_Exercise directions_
Without the pictures, output the lines of the material from the very first through the one that holds "from matplotlib.patches import Circle".

------------------------------------------------------------

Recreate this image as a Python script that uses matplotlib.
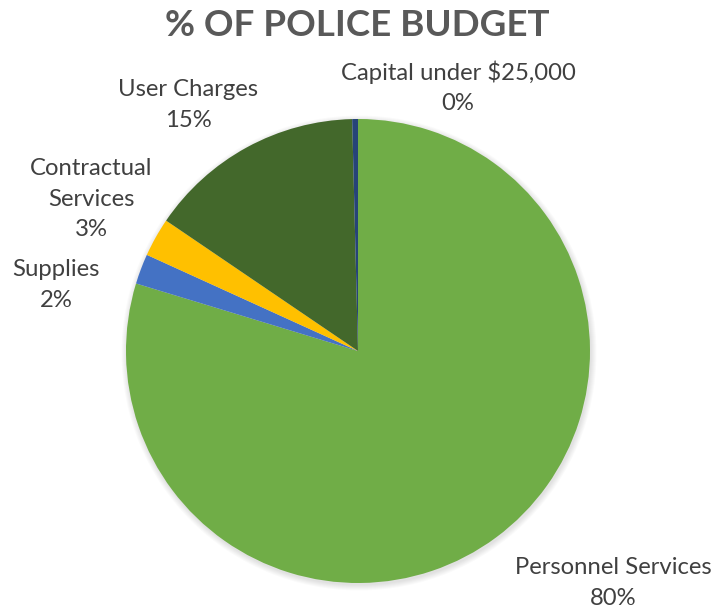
import matplotlib.pyplot as plt
from matplotlib.patches import Circle

# budget shares, clockwise from 12 o'clock
categories = ["Personnel Services", "Supplies", "Contractual\nServices",
              "User Charges", "Capital under $25,000"]
shares = [79.7, 2.1, 2.7, 15.1, 0.4]
colors = ["#70AD47", "#4472C4", "#FFC000", "#43682B", "#264478"]

# label anchors in pixel space (x, y from top)
label_pos = [(613, 583), (56, 285), (91, 199), (188, 105), (458, 87)]

W, H = 714, 610
plt.rcParams["font.family"] = ["Lato", "DejaVu Sans"]

fig = plt.figure(figsize=(W / 100, H / 100), dpi=100)
ax = fig.add_axes([0, 0, 1, 1])

cx, cy, r = 358, H - 351, 232

# soft shadow round the pie
for i in range(6):
    ax.add_patch(Circle((cx + 1, cy - 2), r + 0.5 + i * 1.0, color="black",
                        alpha=0.018, lw=0, zorder=0))

ax.pie(shares, colors=colors, startangle=90, counterclock=False,
       center=(cx, cy), radius=r, frame=True,
       wedgeprops=dict(linewidth=0))
ax.set_xlim(0, W)
ax.set_ylim(0, H)
ax.set_aspect("equal")
ax.axis("off")

total = sum(shares)
for name, val, (x, y) in zip(categories, shares, label_pos):
    ax.text(x, H - y, f"{name}\n{val / total * 100:.0f}%", ha="center",
            va="center", fontsize=17.2, color="#404040", linespacing=1.55)

ax.text(W / 2, H - 25, "% OF POLICE BUDGET", ha="center", va="center",
        fontsize=26.5, fontweight="bold", color="#595959")

fig.savefig("out.png", dpi=100)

------------------------------------------------------------

_Solution below_
Recreate this image as a Python script that uses matplotlib.
import matplotlib.pyplot as plt
from matplotlib.patches import Circle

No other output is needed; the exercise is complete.